• **DATA FOR THIS EXERCISE**:
◇ ◇ ◇ ◇
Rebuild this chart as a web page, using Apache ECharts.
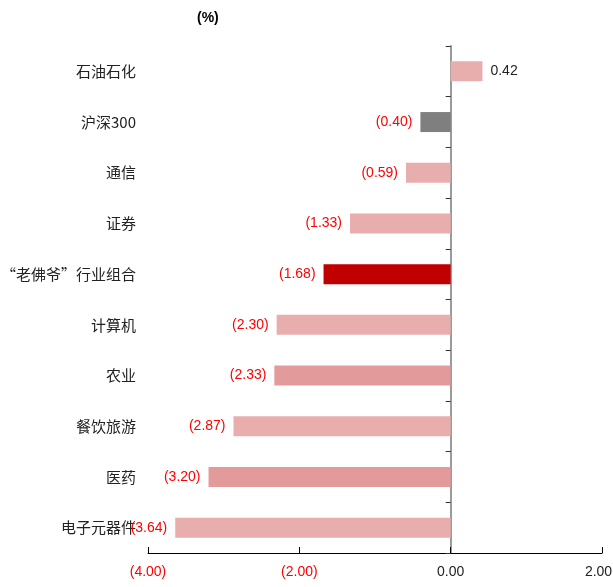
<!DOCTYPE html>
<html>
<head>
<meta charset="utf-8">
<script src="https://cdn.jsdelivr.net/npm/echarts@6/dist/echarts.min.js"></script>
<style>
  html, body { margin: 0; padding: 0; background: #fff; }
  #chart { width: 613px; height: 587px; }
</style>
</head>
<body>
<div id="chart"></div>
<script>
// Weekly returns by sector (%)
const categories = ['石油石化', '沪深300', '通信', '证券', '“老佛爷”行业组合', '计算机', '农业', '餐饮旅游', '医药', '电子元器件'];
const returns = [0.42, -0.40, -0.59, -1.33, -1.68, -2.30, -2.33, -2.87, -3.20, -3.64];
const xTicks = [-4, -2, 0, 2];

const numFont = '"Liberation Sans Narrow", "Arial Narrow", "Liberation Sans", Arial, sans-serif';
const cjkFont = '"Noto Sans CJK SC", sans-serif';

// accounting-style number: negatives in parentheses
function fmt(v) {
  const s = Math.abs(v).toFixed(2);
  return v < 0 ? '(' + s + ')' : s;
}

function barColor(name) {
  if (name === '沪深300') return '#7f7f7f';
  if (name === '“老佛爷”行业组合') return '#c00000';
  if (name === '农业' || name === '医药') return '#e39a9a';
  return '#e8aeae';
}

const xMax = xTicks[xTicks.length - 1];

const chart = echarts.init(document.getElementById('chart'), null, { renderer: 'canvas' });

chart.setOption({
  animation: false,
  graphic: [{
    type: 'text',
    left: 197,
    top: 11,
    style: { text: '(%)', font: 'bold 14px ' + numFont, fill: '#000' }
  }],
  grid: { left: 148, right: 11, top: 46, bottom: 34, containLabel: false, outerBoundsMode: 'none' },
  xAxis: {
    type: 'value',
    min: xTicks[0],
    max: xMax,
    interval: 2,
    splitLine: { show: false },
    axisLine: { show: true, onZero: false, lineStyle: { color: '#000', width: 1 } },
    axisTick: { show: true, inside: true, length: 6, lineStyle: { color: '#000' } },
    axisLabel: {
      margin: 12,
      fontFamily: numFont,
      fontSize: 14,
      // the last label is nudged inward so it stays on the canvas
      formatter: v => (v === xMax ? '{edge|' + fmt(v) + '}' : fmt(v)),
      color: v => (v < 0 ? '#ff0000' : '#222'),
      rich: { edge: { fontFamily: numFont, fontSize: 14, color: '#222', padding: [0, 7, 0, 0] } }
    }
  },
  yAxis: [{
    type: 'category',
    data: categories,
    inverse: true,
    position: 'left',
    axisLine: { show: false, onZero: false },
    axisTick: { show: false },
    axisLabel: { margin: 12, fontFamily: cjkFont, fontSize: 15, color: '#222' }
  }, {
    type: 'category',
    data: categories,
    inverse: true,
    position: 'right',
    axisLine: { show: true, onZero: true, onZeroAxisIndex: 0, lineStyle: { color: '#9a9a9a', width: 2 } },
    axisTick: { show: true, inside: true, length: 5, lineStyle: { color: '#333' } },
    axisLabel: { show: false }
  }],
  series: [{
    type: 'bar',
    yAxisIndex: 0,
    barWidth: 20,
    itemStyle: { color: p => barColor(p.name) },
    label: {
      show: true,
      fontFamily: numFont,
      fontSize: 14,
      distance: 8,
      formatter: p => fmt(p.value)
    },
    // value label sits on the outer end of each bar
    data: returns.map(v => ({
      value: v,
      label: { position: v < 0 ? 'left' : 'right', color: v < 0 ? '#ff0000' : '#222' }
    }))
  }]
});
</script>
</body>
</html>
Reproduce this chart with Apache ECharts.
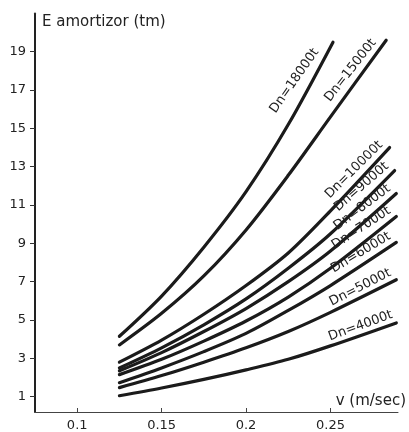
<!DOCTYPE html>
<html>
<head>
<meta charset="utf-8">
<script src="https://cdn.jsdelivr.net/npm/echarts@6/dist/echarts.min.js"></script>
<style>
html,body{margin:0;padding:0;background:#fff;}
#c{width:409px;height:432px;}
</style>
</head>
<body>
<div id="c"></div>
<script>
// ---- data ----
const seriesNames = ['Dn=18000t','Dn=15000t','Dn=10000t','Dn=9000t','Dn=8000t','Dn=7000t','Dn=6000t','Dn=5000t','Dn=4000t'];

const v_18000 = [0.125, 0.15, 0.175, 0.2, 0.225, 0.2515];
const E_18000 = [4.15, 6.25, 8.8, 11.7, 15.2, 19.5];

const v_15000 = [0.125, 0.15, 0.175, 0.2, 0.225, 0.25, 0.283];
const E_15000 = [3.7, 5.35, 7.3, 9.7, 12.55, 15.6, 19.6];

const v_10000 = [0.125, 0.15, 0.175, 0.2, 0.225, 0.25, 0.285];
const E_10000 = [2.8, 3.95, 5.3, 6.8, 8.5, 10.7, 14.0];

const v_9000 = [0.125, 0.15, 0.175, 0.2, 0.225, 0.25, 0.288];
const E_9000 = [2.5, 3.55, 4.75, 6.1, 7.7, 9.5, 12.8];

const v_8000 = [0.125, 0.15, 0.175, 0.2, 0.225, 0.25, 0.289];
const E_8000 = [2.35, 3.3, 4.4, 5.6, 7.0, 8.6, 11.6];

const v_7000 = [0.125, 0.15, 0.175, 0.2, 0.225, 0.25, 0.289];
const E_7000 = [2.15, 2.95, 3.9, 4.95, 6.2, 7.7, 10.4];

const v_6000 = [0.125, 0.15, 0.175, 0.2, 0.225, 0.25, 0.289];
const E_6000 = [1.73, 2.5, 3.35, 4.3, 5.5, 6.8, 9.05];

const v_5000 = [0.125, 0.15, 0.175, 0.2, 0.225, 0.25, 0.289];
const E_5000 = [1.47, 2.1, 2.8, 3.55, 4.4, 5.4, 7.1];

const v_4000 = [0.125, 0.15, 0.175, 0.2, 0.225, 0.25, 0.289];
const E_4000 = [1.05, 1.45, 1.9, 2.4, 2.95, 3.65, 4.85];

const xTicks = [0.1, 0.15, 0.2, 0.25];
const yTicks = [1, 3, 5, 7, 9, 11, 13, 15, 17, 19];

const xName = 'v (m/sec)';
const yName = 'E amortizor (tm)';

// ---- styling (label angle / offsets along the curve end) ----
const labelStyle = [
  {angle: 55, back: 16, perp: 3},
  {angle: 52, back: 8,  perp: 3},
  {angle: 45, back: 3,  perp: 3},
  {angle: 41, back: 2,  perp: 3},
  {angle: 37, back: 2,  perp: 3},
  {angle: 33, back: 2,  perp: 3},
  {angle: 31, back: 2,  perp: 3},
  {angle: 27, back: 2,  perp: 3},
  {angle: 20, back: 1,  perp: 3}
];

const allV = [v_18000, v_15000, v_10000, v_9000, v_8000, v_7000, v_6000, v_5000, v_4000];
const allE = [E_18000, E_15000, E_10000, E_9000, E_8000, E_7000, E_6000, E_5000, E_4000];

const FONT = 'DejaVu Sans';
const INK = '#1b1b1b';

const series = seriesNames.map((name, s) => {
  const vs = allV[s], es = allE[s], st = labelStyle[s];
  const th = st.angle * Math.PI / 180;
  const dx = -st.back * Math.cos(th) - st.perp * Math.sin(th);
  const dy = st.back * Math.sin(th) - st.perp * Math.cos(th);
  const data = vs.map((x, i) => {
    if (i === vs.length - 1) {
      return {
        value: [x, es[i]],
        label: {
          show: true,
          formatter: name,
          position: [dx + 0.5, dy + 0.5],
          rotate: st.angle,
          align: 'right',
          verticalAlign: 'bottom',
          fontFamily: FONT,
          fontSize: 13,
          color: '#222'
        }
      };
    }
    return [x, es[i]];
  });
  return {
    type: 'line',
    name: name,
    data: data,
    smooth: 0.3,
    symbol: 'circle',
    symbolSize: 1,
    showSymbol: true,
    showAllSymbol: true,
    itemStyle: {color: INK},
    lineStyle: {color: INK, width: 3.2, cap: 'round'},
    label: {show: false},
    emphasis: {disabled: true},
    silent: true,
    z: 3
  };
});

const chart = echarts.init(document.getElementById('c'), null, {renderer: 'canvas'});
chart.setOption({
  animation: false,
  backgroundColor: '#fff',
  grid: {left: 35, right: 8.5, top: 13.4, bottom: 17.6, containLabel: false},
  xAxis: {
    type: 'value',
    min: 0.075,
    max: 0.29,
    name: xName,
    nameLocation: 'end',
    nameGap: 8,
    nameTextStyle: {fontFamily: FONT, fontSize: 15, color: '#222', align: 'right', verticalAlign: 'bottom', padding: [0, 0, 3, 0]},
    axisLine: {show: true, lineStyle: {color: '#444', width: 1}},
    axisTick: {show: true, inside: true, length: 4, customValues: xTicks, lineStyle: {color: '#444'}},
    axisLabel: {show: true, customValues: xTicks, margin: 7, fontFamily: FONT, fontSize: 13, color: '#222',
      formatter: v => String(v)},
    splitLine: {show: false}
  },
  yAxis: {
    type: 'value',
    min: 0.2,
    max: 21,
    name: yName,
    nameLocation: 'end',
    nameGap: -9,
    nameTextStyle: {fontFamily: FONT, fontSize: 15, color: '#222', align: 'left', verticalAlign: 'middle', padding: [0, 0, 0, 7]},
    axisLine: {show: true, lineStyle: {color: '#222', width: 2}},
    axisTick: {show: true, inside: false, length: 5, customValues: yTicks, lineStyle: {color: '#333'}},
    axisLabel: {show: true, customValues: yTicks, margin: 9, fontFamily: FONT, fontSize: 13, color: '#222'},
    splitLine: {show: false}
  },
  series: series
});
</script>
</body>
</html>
◇ ◇ ◇ ◇
Pictures excluded, retype exactly the lines running from the one with "Reproduce this chart with Apache ECharts." through the one with "const E_18000 = [4.15, 6.25, 8.8, 11.7, 15.2, 19.5];". Include both end lines and nothing more.

Reproduce this chart with Apache ECharts.
<!DOCTYPE html>
<html>
<head>
<meta charset="utf-8">
<script src="https://cdn.jsdelivr.net/npm/echarts@6/dist/echarts.min.js"></script>
<style>
html,body{margin:0;padding:0;background:#fff;}
#c{width:409px;height:432px;}
</style>
</head>
<body>
<div id="c"></div>
<script>
// ---- data ----
const seriesNames = ['Dn=18000t','Dn=15000t','Dn=10000t','Dn=9000t','Dn=8000t','Dn=7000t','Dn=6000t','Dn=5000t','Dn=4000t'];

const v_18000 = [0.125, 0.15, 0.175, 0.2, 0.225, 0.2515];
const E_18000 = [4.15, 6.25, 8.8, 11.7, 15.2, 19.5];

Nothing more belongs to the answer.